As part of its long term development planning, the State is expanding its links to the outside world using a number of policies encouraging its attractiveness as both a place to visit and to live. In a sense this is similar to the way in which Dubai is developing.
Advertising is being shown all over the world suggesting that not only is Qatar a place to visit for the football games, but that it is more than this, a place to stay, a place to rest and a place to enjoy. The modelling suggests that, with a population of around 2.7 million, 1.7 million are likely to visit for the games with, perhaps, 0.5 million on the busiest days. But, more significantly those who visit, buttressed by those who use social media, will have a significant effect on understanding the benefits of visiting or staying in Qatar with the suggestion that it will be not only a recreational centre, but also an excellent business location for those seeing prospects not just in the region, but also as a logical centre linking the far east and the west.
The days of traditional land ownership based on migration and settlement have gone.
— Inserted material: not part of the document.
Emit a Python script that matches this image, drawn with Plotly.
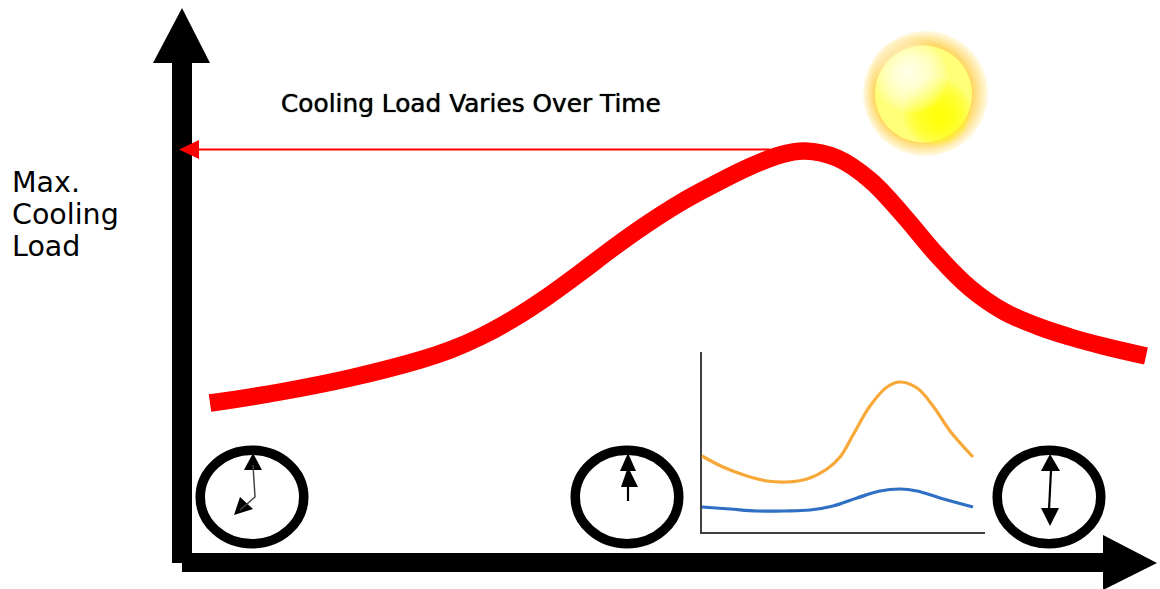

Since the 1960s at least, there has been an active real estate market with considerable speculation in planning and development. Now it is foreseen that many will wish to benefit with both businesses requiring office space and foreigners wanting to rent or buy residential properties in order to take advantage of the resources existing and planned.
At the time of writing this note, the Gross Leasable Area of office stock is estimated to stand at 5.1 sq.m. with a further 1.26 sq.m available by the summer of 2023. Development Finance Institutions together with up-market residential requirements are likely to require increasing accommodation along with the personnel to service them, in line with government long term strategies.
What can not be known at this point in time is how Qatar’s growth and character will be affected by a number of issues, including but not limited to: the developing oil and gas difficulties; existing and development strategies elsewhere in the Gulf, particularly Dubai; those visiting and the reporting of their experiences during 2022; and by the continuing political criticisms of Qatar.